Blueberry Glazed BBQ Ribs

These ribs are sweet and smoky, and the patriotic colors make them a great addition to a classic 4th of July barbeque!

  • Serves: 4-6 servings
  • Prep Time: 15 minutes
  • Cook Time: 2 hours


  • 4 (2lb) racks Baby Back Ribs, membrane removed
  • 2 tbsp. Garlic Powder
  • 2 tbsp. Onion Powder
  • 1 1/2 tsp. Paprika
  • 1 tsp. Salt
  • 1 tsp. Black Pepper
  • 4 c. Blueberries
  • 3 c. Apple Cider Vinegar
  • 1 sprig Fresh Sage
  • 2 sprigs Fresh Thyme
  • 1 Bay Leaf
  • 1 clove Garlic, smashed
  • 2 1/4 c. Brown Sugar, packed
  • 1 Onion, diced
  • 2 tbsp. Unsalted Butter
  • Salt & Pepper


  1. Preheat oven to 300 degrees. Mix garlic powder, onion powder, paprika, salt, and black pepper together in small bowl. Rub ribs with spice mixture, then place on sheet pan with a rack and cover with foil. Bake covered about 2 hours or until very tender.

  2. While ribs are cooking, heat butter in a medium saucepan and sauté onions and garlic until soft. Wrap thyme sprig and fresh sage with a piece of twine and tie together; sauté briefly, then add blueberries, mashing briefly with a potato masher or fork to release the juices.
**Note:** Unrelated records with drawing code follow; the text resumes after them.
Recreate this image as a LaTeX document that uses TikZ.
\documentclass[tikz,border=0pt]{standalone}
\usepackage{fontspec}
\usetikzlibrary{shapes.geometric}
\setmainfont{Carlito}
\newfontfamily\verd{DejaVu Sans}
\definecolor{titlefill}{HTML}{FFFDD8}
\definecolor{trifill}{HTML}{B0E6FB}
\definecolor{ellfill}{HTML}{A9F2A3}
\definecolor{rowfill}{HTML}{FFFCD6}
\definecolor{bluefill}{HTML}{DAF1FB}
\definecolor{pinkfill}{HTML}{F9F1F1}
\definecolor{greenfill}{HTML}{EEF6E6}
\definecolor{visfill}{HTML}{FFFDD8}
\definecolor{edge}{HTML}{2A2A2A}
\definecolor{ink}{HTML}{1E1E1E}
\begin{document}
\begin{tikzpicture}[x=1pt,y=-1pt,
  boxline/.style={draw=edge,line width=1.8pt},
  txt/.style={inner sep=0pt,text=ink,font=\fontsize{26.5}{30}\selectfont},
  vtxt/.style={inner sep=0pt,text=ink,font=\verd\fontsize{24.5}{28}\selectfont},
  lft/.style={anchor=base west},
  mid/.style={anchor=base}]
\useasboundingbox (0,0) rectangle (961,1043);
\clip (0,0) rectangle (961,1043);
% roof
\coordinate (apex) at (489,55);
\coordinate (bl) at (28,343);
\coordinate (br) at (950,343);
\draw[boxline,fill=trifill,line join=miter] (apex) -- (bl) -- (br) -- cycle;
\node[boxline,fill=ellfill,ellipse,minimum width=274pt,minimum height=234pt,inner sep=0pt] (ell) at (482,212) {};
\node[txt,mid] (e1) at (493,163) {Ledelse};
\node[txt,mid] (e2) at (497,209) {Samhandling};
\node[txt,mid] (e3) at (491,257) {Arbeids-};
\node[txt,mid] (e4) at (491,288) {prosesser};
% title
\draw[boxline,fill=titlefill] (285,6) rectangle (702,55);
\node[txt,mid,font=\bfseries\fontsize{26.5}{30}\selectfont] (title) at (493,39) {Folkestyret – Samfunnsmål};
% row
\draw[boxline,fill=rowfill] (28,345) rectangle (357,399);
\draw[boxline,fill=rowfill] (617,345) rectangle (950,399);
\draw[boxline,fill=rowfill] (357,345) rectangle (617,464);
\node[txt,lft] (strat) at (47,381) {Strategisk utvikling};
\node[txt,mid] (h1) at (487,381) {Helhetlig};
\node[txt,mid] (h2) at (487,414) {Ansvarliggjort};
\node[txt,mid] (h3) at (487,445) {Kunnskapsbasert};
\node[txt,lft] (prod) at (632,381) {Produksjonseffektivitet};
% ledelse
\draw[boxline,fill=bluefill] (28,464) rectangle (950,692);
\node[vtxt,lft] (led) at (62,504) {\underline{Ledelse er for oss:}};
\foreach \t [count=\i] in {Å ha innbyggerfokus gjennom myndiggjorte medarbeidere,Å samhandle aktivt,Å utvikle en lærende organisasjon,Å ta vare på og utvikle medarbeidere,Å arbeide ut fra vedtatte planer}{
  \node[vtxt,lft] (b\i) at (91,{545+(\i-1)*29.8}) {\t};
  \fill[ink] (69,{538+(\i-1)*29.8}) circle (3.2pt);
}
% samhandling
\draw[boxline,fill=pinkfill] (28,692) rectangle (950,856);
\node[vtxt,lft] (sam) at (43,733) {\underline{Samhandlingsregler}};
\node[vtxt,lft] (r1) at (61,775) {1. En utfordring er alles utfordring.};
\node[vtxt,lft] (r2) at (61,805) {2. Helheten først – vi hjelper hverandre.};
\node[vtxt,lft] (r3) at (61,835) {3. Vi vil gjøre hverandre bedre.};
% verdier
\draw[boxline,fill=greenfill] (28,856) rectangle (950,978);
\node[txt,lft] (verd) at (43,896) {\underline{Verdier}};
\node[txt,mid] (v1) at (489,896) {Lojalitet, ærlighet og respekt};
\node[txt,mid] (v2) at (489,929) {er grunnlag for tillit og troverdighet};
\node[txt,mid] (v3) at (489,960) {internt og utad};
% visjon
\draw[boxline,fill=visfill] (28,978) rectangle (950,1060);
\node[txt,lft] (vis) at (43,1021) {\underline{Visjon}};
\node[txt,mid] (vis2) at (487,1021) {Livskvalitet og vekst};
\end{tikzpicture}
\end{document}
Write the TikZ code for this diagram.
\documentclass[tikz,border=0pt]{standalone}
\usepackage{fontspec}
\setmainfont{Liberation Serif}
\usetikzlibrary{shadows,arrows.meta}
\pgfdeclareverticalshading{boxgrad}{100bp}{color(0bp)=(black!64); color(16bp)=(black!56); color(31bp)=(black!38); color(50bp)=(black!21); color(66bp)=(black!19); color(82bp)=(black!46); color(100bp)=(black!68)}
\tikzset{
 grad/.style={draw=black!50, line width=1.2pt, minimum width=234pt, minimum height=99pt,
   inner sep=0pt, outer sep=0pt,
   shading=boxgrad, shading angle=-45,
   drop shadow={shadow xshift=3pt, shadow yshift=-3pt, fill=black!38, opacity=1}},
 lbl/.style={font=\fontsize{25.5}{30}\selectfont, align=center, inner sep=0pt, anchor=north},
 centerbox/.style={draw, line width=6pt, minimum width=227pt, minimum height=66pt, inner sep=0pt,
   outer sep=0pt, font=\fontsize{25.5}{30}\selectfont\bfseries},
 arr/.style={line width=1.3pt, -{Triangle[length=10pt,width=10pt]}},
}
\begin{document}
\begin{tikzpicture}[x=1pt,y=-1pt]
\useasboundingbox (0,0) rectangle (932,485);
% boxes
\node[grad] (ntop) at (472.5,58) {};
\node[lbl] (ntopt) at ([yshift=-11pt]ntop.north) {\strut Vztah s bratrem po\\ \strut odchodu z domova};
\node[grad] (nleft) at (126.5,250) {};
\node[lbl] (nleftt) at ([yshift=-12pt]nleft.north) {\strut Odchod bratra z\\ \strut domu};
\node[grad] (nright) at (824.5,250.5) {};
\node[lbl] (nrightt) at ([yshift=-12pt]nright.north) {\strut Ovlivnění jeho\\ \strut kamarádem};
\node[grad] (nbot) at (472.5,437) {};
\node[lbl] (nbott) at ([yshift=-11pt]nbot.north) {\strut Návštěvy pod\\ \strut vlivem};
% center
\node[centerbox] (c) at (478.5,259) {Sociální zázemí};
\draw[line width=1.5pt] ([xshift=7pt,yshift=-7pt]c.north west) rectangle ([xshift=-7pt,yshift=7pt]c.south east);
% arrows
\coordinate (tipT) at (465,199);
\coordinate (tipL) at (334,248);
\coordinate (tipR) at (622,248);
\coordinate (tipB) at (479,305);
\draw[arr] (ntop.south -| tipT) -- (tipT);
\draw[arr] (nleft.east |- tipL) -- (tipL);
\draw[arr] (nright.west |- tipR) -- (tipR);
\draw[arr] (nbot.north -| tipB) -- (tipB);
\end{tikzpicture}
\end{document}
Add apple cider vinegar, brown sugar, and bay leaf. Cover and cook for 20 to 30 minutes, stirring frequently, or until the sauce has thickened slightly and the blueberries have broken down completely. Remove the herb bundle and bay leaf, and transfer to a blender; puree until smooth or until desired consistency is reached.
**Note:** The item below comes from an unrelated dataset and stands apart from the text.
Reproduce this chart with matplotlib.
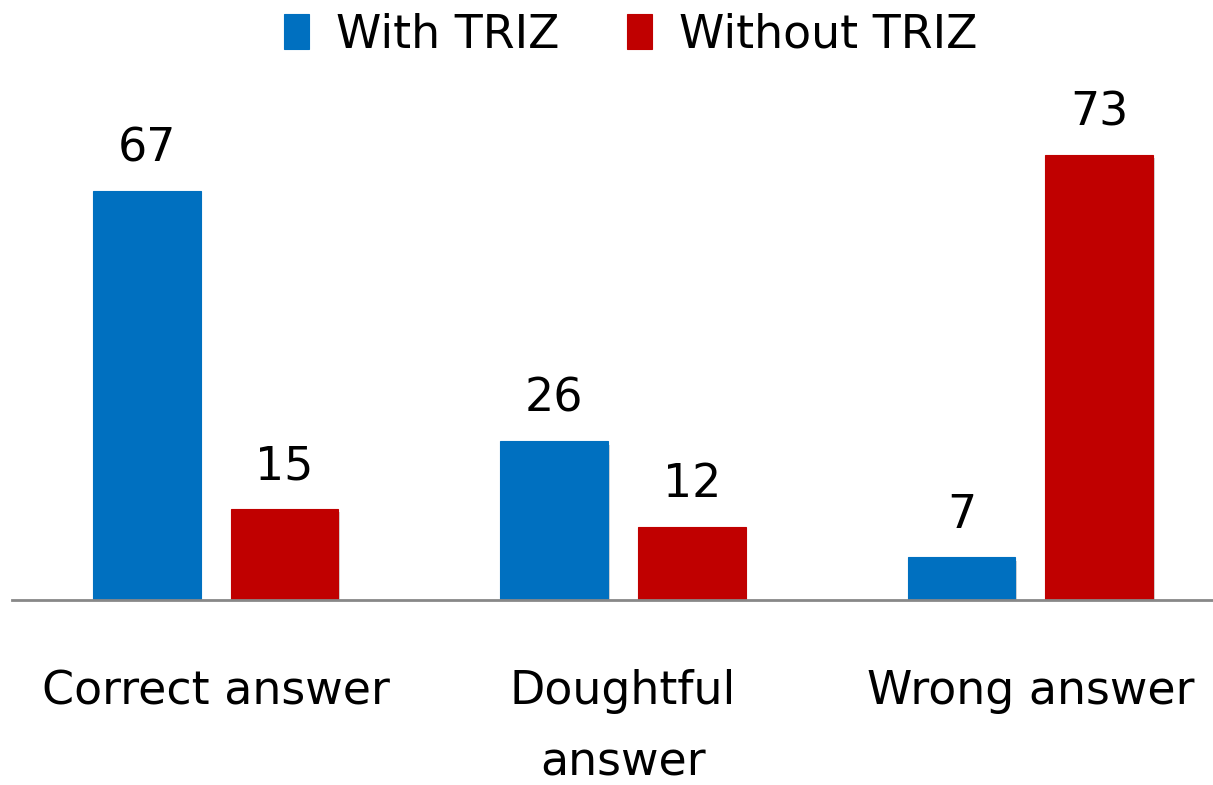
import numpy as np
import matplotlib.pyplot as plt
from matplotlib.patches import Rectangle

categories = ['Correct answer', 'Doughtful\nanswer', 'Wrong answer']
with_triz = [67, 26, 7]
without_triz = [15, 12, 73]

blue = '#0070C0'
red = '#C00000'

plt.rcParams['font.family'] = ['DejaVu Sans']

fig = plt.figure(figsize=(12.13, 7.85), dpi=100)
# axes spans past the right edge, like the cropped original
ax = fig.add_axes([12 / 1213, 1 - 600 / 785, 1222 / 1213, 500 / 785])

x = np.arange(len(categories))
w = 0.265
off = 0.169

for xs, vals, col, lab in [(x - off, with_triz, blue, 'With TRIZ'),
                           (x + off, without_triz, red, 'Without TRIZ')]:
    # soft shadow behind bars
    for xi, v in zip(xs, vals):
        ax.add_patch(Rectangle((xi - w / 2 + 0.004, -0.6), w, v, color='#bbbbbb',
                               alpha=0.6, zorder=1, lw=0))
    bars = ax.bar(xs, vals, w, color=col, label=lab, zorder=2,
                  edgecolor=col, linewidth=0.8)
    for b, v in zip(bars, vals):
        ax.annotate(str(v), (b.get_x() + b.get_width() / 2, v),
                    xytext=(0, 14), textcoords='offset points',
                    ha='center', va='bottom', fontsize=33)

ax.set_xlim(-0.5, 2.5)
ax.set_ylim(0, 500 / 6.1)
ax.set_xticks(x)
ax.set_xticklabels(categories, fontsize=33, linespacing=1.74)
ax.tick_params(axis='x', length=0, pad=50)
ax.set_yticks([])
for s in ['top', 'right', 'left']:
    ax.spines[s].set_visible(False)
ax.spines['bottom'].set_color('#888888')
ax.spines['bottom'].set_linewidth(2)
ax.spines['bottom'].set_zorder(3)

fig.legend(loc='center', bbox_to_anchor=(0.52, 1 - 35 / 785), ncol=2, frameon=False,
           fontsize=33, handlelength=0.55, handleheight=0.79, handletextpad=0.59,
           columnspacing=1.46, borderpad=0)

fig.savefig('out.png', dpi=100)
  3. Remove ribs from oven, and raise the oven temperature to 450 degrees. Baste ribs generously with blueberry glaze before returning to the oven for an additional 10 minutes. For extra char and caramelization, give the ribs 5 minutes under the broiler on the high setting to finish. Allow 10 minutes to rest before slicing; serve with remaining blueberry glaze.